Chloé looks to gain a larger share of China’s plump $15 billion luxury goods market through attracting younger fashionistas to aspire to own one of its handbags for 13,000 yuan to 15,000 yuan ($2,000 to $2,300), chiffon skirts for about 10,000 yuan, and black leather ballet flats for 3,500 yuan.
After marking its fifth year in China, Richemont-owned Chloé sees China becoming its No.1 market within the next two years.
Adding to its nine existing stores, the company will add four new stores this year and expects to reach 23 stores by 2015, said Geoffroy de-la-Bourdonnaye, Chloé’s president and chief executive.
Despite fewer stores, China would overtake Japan where the French fashion label has 40 stores. Chloé’s China revenues more than doubled last year.
Chloé jetted in k-pop sensation the Wonder Girls to attend its 5th anniversary celebrations at the Shanghai Expo Center on February 25th. The Wonder Girls wore outfits from Chloé’s 2011 Spring/Summer collection.

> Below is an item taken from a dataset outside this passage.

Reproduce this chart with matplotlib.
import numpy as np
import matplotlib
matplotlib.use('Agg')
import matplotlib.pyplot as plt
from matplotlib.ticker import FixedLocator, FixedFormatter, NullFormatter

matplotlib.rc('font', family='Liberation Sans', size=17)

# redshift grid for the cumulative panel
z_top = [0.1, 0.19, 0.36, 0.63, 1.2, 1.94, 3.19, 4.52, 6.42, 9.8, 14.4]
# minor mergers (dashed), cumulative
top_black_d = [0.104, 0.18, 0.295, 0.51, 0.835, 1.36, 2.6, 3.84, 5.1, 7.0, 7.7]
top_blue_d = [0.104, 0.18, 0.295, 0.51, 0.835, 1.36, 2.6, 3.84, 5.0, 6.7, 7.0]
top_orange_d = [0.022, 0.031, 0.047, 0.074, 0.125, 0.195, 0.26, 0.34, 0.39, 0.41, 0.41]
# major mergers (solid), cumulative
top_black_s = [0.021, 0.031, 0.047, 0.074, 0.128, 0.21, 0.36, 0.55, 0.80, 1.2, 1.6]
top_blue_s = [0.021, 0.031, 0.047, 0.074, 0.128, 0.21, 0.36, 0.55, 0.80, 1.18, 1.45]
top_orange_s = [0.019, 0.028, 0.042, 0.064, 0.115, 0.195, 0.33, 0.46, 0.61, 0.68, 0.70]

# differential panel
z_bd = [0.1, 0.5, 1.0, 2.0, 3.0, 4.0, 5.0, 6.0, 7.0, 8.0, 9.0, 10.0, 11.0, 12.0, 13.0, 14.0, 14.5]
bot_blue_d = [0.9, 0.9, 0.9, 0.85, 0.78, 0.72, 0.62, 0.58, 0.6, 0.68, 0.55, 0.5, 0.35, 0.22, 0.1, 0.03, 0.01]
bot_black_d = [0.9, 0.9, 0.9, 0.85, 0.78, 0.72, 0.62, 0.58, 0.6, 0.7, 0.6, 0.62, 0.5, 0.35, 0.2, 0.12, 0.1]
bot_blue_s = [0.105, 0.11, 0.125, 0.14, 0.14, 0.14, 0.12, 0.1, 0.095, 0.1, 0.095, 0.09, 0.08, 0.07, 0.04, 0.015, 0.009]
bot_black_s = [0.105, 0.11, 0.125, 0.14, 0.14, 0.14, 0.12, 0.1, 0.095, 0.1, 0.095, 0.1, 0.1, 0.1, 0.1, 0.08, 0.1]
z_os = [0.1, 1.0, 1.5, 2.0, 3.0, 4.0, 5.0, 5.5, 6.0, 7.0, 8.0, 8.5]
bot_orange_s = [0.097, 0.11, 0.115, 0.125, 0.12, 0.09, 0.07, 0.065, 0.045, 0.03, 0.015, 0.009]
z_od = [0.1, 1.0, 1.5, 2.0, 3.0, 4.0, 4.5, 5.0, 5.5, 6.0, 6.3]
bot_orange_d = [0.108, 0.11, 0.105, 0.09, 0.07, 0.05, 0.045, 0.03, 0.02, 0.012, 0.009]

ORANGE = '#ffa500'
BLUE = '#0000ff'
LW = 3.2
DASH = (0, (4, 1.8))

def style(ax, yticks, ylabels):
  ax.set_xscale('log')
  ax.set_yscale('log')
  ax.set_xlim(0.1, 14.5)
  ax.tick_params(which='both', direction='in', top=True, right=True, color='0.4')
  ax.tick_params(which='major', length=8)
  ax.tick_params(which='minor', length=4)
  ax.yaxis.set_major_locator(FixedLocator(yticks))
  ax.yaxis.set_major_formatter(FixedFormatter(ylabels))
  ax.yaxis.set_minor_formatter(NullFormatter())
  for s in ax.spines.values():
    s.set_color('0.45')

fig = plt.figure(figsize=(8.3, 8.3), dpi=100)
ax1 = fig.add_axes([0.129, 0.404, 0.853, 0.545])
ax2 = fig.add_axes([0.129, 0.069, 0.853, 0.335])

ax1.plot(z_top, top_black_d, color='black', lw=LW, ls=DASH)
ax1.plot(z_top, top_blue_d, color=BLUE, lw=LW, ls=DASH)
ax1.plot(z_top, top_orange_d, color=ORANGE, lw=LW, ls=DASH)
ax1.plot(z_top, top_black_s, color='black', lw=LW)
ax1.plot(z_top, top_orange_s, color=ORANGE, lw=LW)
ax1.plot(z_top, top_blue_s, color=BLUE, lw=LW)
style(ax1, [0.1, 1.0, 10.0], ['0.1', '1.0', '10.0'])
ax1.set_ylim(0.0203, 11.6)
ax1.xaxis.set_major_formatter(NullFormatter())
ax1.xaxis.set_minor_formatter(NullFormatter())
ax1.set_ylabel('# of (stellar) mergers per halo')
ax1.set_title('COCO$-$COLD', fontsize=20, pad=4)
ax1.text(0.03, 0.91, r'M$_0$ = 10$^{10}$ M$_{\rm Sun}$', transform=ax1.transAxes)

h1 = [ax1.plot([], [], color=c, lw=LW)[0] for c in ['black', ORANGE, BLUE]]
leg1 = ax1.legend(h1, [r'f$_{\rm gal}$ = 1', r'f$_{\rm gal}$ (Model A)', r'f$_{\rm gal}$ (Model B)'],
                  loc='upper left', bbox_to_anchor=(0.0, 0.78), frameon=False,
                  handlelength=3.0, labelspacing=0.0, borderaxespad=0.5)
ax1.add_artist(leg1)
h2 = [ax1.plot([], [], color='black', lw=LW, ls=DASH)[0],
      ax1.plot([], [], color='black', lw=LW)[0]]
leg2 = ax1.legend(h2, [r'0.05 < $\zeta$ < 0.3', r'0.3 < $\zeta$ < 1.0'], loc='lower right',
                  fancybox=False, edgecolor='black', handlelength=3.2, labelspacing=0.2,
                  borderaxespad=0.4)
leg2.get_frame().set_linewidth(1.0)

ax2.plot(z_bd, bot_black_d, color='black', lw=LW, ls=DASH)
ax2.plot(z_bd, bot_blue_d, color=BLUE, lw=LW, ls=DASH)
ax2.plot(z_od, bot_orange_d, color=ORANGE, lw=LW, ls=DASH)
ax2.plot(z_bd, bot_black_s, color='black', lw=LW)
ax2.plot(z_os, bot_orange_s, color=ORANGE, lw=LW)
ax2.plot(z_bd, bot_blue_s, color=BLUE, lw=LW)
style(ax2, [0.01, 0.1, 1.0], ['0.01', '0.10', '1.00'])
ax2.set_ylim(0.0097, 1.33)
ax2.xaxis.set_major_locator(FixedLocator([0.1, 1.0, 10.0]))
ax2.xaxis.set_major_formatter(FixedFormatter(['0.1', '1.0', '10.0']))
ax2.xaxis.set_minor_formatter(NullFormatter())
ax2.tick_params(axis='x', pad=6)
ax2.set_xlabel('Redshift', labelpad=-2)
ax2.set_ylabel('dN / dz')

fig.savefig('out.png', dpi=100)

Chloé also commemorated by streaming a live webcast of its 2011 fashion runway show on a special Chinese-language blog plus a series of interactive activities through its event website.
Last Friday’s runway show featured celebrity Chinese model Bonnie Chen in pleated chiffon skirts and black leather ballet flats. Other celebrities in the house included actress Zhou Yun, who starred in Let the Bullets Fly.
Online brand building is a major part of Chloé’s China strategy.
According to McKinsey & Co., 26% of China’s high-end women shoppers visit websites of luxury brands before they make any online or offline purchases, compared to 15% of male shoppers. About a fifth of Chinese female luxury buyers read reviews before splurging on luxury goods. This compares to 11% for their male counterparts.
So far, foreign luxury brands have a tiny presence online compared to online retail giants like Taobao.com. Luxury companies will accelerate plans to build their presence on China’s web this year.
It is a smart strategy considering they can grow in cities where access to luxury goods remains limited and the costs to reach these affluent consumers are much lower than building stores. Some of the challenges facing the growing Chinese market are rising labor and property costs.
Chloé e-commerce presence is still about 18 months away, but it follows the footsteps of other luxury companies like Emporio Armani and Gucci who announced their online strategy late last year.
Brands understand China’s supremacy on the luxury stage. “China isn’t just catching up with the world, it’s leading it,” said Mr. de-la-Bourdonnaye.
China is poised to become the world’s largest market for luxury goods by 2020 with sales estimated to exceed $100 billion, according to investment-research group CLSA Asia-Pacific Markets.
Chloé’s parent Richemont owns a portfolio of luxury brands including Baume & Mercier, Cartier and Shanghai Tang.